The first rule of Optimization Club is, you do not Optimize.
The second rule of Optimization Club is, you do not Optimize without measuring.
If your app is running faster than the underlying transport protocol, the optimization is over.
One factor at a time.
No marketroids, no marketroid schedules.
Testing will go on as long as it has to.
If this is your first night at Optimization Club, you have to write a test case.
It seems that you have broken rule 2. You have no measurement. If you really want to know, you'll answer the question yourself by setting up a test that runs scenario A against scenario B and finds the answer. There are so many differences between different environments, we can't answer.

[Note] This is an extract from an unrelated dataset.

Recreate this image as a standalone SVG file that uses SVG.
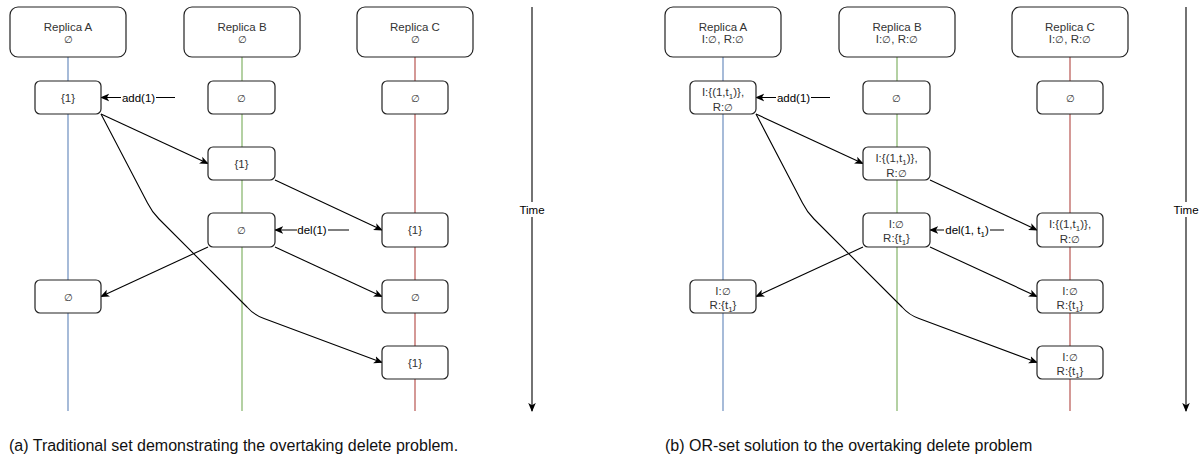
<svg xmlns="http://www.w3.org/2000/svg" width="1203" height="458" viewBox="0 0 1203 458">
<style>
text{font-family:"Liberation Sans",Arial,sans-serif;font-size:11.5px;fill:#333;text-anchor:middle}
.e{font-size:9.5px}
.hdr{fill:#fff;stroke:#222;stroke-width:1.2}
.box{fill:#fff;stroke:#222;stroke-width:1.2}
.edge{fill:none;stroke:#000;stroke-width:1.1}
.lbl{fill:#000}
.cap{font-size:16px;fill:#111;text-anchor:start}
.blue{stroke:#6c8ebf;stroke-width:1.2}
.green{stroke:#82b366;stroke-width:1.2}
.red{stroke:#b85450;stroke-width:1.2}
.bg{fill:#fff}
</style>
<defs>
<marker id="arr" viewBox="0 0 10 10" refX="9" refY="5" markerWidth="9" markerHeight="9" markerUnits="userSpaceOnUse" orient="auto">
<path d="M0,0.8 L10,5 L0,9.2 L2.5,5 z" fill="#000"/>
</marker>
</defs>
<rect width="1203" height="458" fill="#fff"/>

<g id="lifelines">
<line class="blue" x1="68" y1="57" x2="68" y2="411"/>
<line class="green" x1="242" y1="57" x2="242" y2="411"/>
<line class="red" x1="415" y1="57" x2="415" y2="411"/>
<line class="blue" x1="723" y1="57" x2="723" y2="411"/>
<line class="green" x1="897" y1="57" x2="897" y2="411"/>
<line class="red" x1="1070" y1="57" x2="1070" y2="411"/>
</g>

<g id="connectors">
<line class="edge" x1="532" y1="7" x2="532" y2="411" marker-end="url(#arr)"/>
<line class="edge" x1="1186" y1="7" x2="1186" y2="411" marker-end="url(#arr)"/>
<line class="edge" x1="175" y1="97.5" x2="101" y2="97.5" marker-end="url(#arr)"/>
<line class="edge" x1="349" y1="230" x2="275" y2="230" marker-end="url(#arr)"/>
<line class="edge" x1="101" y1="114" x2="208" y2="163.5" marker-end="url(#arr)"/>
<line class="edge" x1="275" y1="180" x2="382" y2="230" marker-end="url(#arr)"/>
<line class="edge" x1="208" y1="247" x2="101" y2="296.5" marker-end="url(#arr)"/>
<line class="edge" x1="275" y1="247" x2="382" y2="296.5" marker-end="url(#arr)"/>
<path class="edge" d="M101,114 L147.5,203 Q152,212 159,219 L247,307 Q254,315 264,318.5 L382,362.5" marker-end="url(#arr)"/>
<line class="edge" x1="830" y1="97.5" x2="756" y2="97.5" marker-end="url(#arr)"/>
<line class="edge" x1="1004" y1="230" x2="930" y2="230" marker-end="url(#arr)"/>
<line class="edge" x1="756" y1="114" x2="863" y2="163.5" marker-end="url(#arr)"/>
<line class="edge" x1="930" y1="180" x2="1037" y2="230" marker-end="url(#arr)"/>
<line class="edge" x1="863" y1="247" x2="756" y2="296.5" marker-end="url(#arr)"/>
<line class="edge" x1="930" y1="247" x2="1037" y2="296.5" marker-end="url(#arr)"/>
<path class="edge" d="M756,114 L802.5,203 Q807,212 814,219 L902,307 Q909,315 919,318.5 L1037,362.5" marker-end="url(#arr)"/>
<rect class="bg" x="121" y="90" width="35" height="15"/>
<text class="lbl" x="138.5" y="101.5">add(1)</text>
<rect class="bg" x="297" y="222" width="31" height="15"/>
<text class="lbl" x="312" y="234">del(1)</text>
<rect class="bg" x="518" y="202" width="28" height="15"/>
<text class="lbl" x="532" y="214">Time</text>
<rect class="bg" x="776" y="90" width="35" height="15"/>
<text class="lbl" x="793.5" y="101.5">add(1)</text>
<rect class="bg" x="944" y="222" width="46" height="17"/>
<text class="lbl" x="967" y="234">del(1, t<tspan font-size="8" dy="3">1</tspan><tspan dy="-3">)</tspan></text>
<rect class="bg" x="1172" y="202" width="28" height="15"/>
<text class="lbl" x="1186" y="214">Time</text>
</g>

<g id="a-head"><rect class="hdr" x="10" y="7" width="116" height="50" rx="8"/><text x="68" y="31">Replica A</text><text x="68" y="43" class="e">∅</text></g>
<g id="b-head"><rect class="hdr" x="184" y="7" width="116" height="50" rx="8"/><text x="242" y="31">Replica B</text><text x="242" y="43" class="e">∅</text></g>
<g id="c-head"><rect class="hdr" x="357" y="7" width="116" height="50" rx="8"/><text x="415" y="31">Replica C</text><text x="415" y="43" class="e">∅</text></g>

<g id="a1"><rect class="box" x="35" y="81" width="66" height="33" rx="5"/><text x="68" y="101.5">{1}</text></g>
<g id="b1"><rect class="box" x="208" y="81" width="67" height="33" rx="5"/><text x="241.5" y="101.5" class="e">∅</text></g>
<g id="c1"><rect class="box" x="382" y="81" width="66" height="33" rx="5"/><text x="415" y="101.5" class="e">∅</text></g>
<g id="b2"><rect class="box" x="208" y="147" width="67" height="33" rx="5"/><text x="241.5" y="167.5">{1}</text></g>
<g id="b3"><rect class="box" x="208" y="213" width="67" height="34" rx="5"/><text x="241.5" y="234" class="e">∅</text></g>
<g id="c3"><rect class="box" x="382" y="213" width="66" height="34" rx="5"/><text x="415" y="234">{1}</text></g>
<g id="a4"><rect class="box" x="35" y="280" width="66" height="33" rx="5"/><text x="68" y="300.5" class="e">∅</text></g>
<g id="c4"><rect class="box" x="382" y="280" width="66" height="33" rx="5"/><text x="415" y="300.5" class="e">∅</text></g>
<g id="c5"><rect class="box" x="382" y="346" width="66" height="33" rx="5"/><text x="415" y="366.5">{1}</text></g>

<g id="ra-head"><rect class="hdr" x="665" y="7" width="116" height="50" rx="8"/><text x="723" y="31">Replica A</text><text x="723" y="43">I:<tspan class="e">∅</tspan>, R:<tspan class="e">∅</tspan></text></g>
<g id="rb-head"><rect class="hdr" x="839" y="7" width="116" height="50" rx="8"/><text x="897" y="31">Replica B</text><text x="897" y="43">I:<tspan class="e">∅</tspan>, R:<tspan class="e">∅</tspan></text></g>
<g id="rc-head"><rect class="hdr" x="1012" y="7" width="116" height="50" rx="8"/><text x="1070" y="31">Replica C</text><text x="1070" y="43">I:<tspan class="e">∅</tspan>, R:<tspan class="e">∅</tspan></text></g>

<g id="ra1"><rect class="box" x="690" y="81" width="66" height="33" rx="5"/><text x="723" y="95.5">I:{(1,t<tspan font-size="8" dy="3">1</tspan><tspan dy="-3">)},</tspan></text><text x="723" y="110.5">R:<tspan class="e">∅</tspan></text></g>
<g id="rb1"><rect class="box" x="863" y="81" width="67" height="33" rx="5"/><text x="896.5" y="101.5" class="e">∅</text></g>
<g id="rc1"><rect class="box" x="1037" y="81" width="66" height="33" rx="5"/><text x="1070" y="101.5" class="e">∅</text></g>
<g id="rb2"><rect class="box" x="863" y="147" width="67" height="33" rx="5"/><text x="896.5" y="161.5">I:{(1,t<tspan font-size="8" dy="3">1</tspan><tspan dy="-3">)},</tspan></text><text x="896.5" y="176.5">R:<tspan class="e">∅</tspan></text></g>
<g id="rb3"><rect class="box" x="863" y="213" width="67" height="34" rx="5"/><text x="896.5" y="227.5">I:<tspan class="e">∅</tspan></text><text x="896.5" y="241.5">R:{t<tspan font-size="8" dy="3">1</tspan><tspan dy="-3">}</tspan></text></g>
<g id="rc3"><rect class="box" x="1037" y="213" width="66" height="34" rx="5"/><text x="1070" y="227.5">I:{(1,t<tspan font-size="8" dy="3">1</tspan><tspan dy="-3">)},</tspan></text><text x="1070" y="242.5">R:<tspan class="e">∅</tspan></text></g>
<g id="ra4"><rect class="box" x="690" y="280" width="66" height="33" rx="5"/><text x="723" y="294.5">I:<tspan class="e">∅</tspan></text><text x="723" y="308.5">R:{t<tspan font-size="8" dy="3">1</tspan><tspan dy="-3">}</tspan></text></g>
<g id="rc4"><rect class="box" x="1037" y="280" width="66" height="33" rx="5"/><text x="1070" y="294.5">I:<tspan class="e">∅</tspan></text><text x="1070" y="308.5">R:{t<tspan font-size="8" dy="3">1</tspan><tspan dy="-3">}</tspan></text></g>
<g id="rc5"><rect class="box" x="1037" y="346" width="66" height="33" rx="5"/><text x="1070" y="360.5">I:<tspan class="e">∅</tspan></text><text x="1070" y="374.5">R:{t<tspan font-size="8" dy="3">1</tspan><tspan dy="-3">}</tspan></text></g>

<g id="captions">
<text class="cap" x="9" y="451">(a) Traditional set demonstrating the overtaking delete problem.</text>
<text class="cap" x="665" y="451">(b) OR-set solution to the overtaking delete problem</text>
</g>
</svg>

Have you tested this? Working on a Linux system, I put your first example in a file called LoopTestNoIf.java and your second in a file called LoopTestWithIf.java, wrapped a main function and class around each of them, compiled, and then ran with this bash script:
#!/bin/bash
function run_test {
iter=0
while [ $iter -lt 100 ]
do
java $1
let iter=iter+1
done
}
time run_test LoopTestNoIf
time run_test LoopTestWithIf
The results were:
real 0m10.358s
user 0m4.349s
sys 0m1.159s
real 0m10.339s
user 0m4.299s
sys 0m1.178s
Showing that having the if makes it slight faster on my system.
Are you trying to find out if doing the assignment each loop is faster in total run time than doing a check each loop and only assigning once on satisfaction of the test condition?

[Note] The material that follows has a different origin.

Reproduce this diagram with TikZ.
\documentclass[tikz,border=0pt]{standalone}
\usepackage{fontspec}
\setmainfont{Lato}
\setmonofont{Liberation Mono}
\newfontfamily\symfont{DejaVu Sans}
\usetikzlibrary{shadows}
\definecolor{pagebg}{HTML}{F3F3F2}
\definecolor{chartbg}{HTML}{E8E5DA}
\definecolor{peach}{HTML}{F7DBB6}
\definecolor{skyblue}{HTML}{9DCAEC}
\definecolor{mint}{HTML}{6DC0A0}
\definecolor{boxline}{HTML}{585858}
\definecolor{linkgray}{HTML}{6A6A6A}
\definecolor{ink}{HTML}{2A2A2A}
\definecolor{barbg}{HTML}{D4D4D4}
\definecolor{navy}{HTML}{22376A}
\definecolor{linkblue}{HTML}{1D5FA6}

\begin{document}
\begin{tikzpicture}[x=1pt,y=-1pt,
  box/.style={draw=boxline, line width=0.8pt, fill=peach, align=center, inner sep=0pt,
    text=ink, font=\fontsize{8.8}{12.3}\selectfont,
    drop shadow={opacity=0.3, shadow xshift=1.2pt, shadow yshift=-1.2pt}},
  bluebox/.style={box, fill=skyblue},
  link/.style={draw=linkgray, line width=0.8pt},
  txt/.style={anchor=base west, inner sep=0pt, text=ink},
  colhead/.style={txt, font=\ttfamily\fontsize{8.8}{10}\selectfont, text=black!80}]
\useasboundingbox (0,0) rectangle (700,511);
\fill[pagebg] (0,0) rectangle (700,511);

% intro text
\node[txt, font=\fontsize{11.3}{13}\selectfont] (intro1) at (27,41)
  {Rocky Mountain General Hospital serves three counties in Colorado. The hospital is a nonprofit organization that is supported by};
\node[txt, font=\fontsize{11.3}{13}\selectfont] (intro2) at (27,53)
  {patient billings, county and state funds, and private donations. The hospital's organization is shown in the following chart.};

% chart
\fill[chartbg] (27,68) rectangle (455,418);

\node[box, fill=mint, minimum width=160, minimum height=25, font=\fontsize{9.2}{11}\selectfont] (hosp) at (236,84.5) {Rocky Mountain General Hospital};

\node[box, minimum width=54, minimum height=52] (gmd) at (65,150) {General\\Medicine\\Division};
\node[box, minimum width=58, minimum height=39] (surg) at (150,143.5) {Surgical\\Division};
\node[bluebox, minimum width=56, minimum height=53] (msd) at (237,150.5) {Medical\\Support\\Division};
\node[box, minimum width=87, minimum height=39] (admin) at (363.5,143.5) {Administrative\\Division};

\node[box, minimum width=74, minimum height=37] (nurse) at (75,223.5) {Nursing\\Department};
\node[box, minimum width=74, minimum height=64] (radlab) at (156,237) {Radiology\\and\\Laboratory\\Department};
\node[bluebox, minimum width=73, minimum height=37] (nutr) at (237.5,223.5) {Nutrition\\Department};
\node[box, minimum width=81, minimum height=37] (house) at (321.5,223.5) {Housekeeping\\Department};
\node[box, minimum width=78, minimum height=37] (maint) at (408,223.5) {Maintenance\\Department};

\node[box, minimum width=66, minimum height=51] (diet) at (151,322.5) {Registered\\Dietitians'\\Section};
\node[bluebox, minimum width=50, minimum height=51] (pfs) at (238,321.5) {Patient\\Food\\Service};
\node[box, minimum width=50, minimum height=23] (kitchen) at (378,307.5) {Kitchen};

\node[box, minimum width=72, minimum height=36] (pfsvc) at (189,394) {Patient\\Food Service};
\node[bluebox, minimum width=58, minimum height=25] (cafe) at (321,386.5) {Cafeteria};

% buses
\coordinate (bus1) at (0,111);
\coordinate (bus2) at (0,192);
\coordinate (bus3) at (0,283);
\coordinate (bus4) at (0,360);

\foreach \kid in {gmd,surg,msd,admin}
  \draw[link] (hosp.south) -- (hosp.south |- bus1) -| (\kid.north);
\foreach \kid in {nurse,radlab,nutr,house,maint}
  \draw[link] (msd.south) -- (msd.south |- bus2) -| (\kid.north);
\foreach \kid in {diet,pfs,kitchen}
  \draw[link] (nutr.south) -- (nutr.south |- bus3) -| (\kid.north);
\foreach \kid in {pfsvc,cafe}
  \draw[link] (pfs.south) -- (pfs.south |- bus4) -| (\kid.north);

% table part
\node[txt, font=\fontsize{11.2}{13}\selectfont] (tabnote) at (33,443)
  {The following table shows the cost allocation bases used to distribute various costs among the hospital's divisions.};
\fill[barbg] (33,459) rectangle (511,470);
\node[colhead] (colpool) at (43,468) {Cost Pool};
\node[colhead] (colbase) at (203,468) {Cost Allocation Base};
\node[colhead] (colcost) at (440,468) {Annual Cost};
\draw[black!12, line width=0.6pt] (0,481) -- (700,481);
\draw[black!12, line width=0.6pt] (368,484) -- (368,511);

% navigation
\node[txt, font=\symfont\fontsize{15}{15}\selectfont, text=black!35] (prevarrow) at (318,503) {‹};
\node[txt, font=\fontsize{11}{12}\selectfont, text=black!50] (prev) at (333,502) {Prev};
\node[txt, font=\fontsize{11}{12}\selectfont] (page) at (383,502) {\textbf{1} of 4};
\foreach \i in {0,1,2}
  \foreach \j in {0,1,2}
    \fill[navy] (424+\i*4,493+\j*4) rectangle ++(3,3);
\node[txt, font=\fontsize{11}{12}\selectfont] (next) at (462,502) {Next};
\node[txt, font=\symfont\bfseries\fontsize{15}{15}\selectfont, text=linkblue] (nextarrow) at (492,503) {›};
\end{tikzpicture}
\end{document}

In the above example I would guess that the first is faster. You perform 5 assignments. In the latter you perform 5 test and then an assignment.

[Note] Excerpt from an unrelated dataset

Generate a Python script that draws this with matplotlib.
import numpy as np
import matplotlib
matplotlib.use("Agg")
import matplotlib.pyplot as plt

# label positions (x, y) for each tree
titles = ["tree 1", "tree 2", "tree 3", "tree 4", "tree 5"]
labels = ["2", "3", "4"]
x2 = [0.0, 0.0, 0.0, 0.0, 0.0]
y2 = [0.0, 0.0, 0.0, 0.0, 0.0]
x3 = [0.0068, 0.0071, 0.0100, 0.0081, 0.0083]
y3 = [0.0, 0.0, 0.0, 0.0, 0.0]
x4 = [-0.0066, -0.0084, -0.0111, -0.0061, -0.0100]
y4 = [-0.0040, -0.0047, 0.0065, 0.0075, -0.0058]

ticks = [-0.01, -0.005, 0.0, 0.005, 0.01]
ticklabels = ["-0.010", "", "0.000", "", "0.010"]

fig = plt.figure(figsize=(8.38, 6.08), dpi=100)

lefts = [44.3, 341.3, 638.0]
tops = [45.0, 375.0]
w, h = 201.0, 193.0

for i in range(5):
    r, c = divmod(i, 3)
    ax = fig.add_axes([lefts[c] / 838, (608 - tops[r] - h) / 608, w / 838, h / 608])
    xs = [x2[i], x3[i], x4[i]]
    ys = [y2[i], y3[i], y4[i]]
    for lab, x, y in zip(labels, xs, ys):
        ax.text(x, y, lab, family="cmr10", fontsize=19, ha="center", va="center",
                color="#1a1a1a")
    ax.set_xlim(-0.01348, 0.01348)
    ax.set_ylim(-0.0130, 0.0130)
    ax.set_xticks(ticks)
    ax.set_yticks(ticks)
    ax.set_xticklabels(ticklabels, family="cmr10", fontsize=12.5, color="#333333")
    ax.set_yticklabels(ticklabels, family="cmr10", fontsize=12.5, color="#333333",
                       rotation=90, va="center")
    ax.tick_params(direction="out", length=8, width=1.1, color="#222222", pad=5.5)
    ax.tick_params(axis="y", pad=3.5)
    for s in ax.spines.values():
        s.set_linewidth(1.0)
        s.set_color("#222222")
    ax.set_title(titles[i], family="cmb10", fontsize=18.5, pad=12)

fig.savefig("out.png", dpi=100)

But you'll need to up the iteration count and throw in some stopwatch timers to know for sure.
Actually, this is the question I was interested in… (I hoped that I’ll find the answer somewhere to avoid own testing. Well, I didn’t…)
To be sure that your (mine) test is valid, you (I) have to do enough iterations to get enough data. Each iteration must be “long” enough (I mean the time scale) to show the true difference. I’ve found out that even one billion iterations are not enough to fit to time interval that would be long enough… So I wrote this test:
for (int k = 0; k < 1000; ++k)
{
{
long stopwatch = System.nanoTime();
boolean b = false;
int i = 0, j = 0;
while (i++ < 1000000)
while (j++ < 1000000)
{
int a = i * j; // to slow down a bit
b = true;
a /= 2; // to slow down a bit more
}
long time = System.nanoTime() - stopwatch;
System.out.println("\\tasgn\t" + time);
}
{
long stopwatch = System.nanoTime();
boolean b = false;
int i = 0, j = 0;
while (i++ < 1000000)
while (j++ < 1000000)
{
int a = i * j; // the same thing as above
if (!b)
{
b = true;
}
a /= 2;
}
long time = System.nanoTime() - stopwatch;
System.out.println("\\tif\t" + time);
}
}
I ran the test three times storing the data in Excel, then I swapped the first (‘asgn’) and second (‘if’) case and ran it three times again… And the result? Four times “won” the ‘if’ case and two times the ‘asgn’ appeared to be the better case. This shows how sensitive the execution might be. But in general, I hope that this has also proven that the ‘if’ case is better choice.
Thanks, anyway…
Any compiler (except, perhaps, in debug) will optimize both these statements to
bool b = true;
But generally, relative speed of assignment and branch depend on processor architecture, and not on compiler. A modern, super-scalar processor perform horribly on branches. A simple micro-controller uses roughly the same number of cycles per any instruction.
Relative to your barebones example (and perhaps your real application):
boolean b = false;
// .. other stuff, might change b
int i = 0;
// .. other stuff, might change i
b |= i < 5;
while(i++ < 5) {
// .. stuff with i, possibly stuff with b, but no assignment to b
}
problem solved?
But really - it's going to be a question of the cost of your test (generally more than just if (boolean)) and the cost of your assignment (generally more than just primitive = x). If the test/assignment is expensive or your loop is long enough or you have high enough performance demands, you might want to break it into two parts - but all of those criteria require that you test how things perform. Of course, if your requirements are more demanding (say, b can flip back and forth), you might require a more complex solution.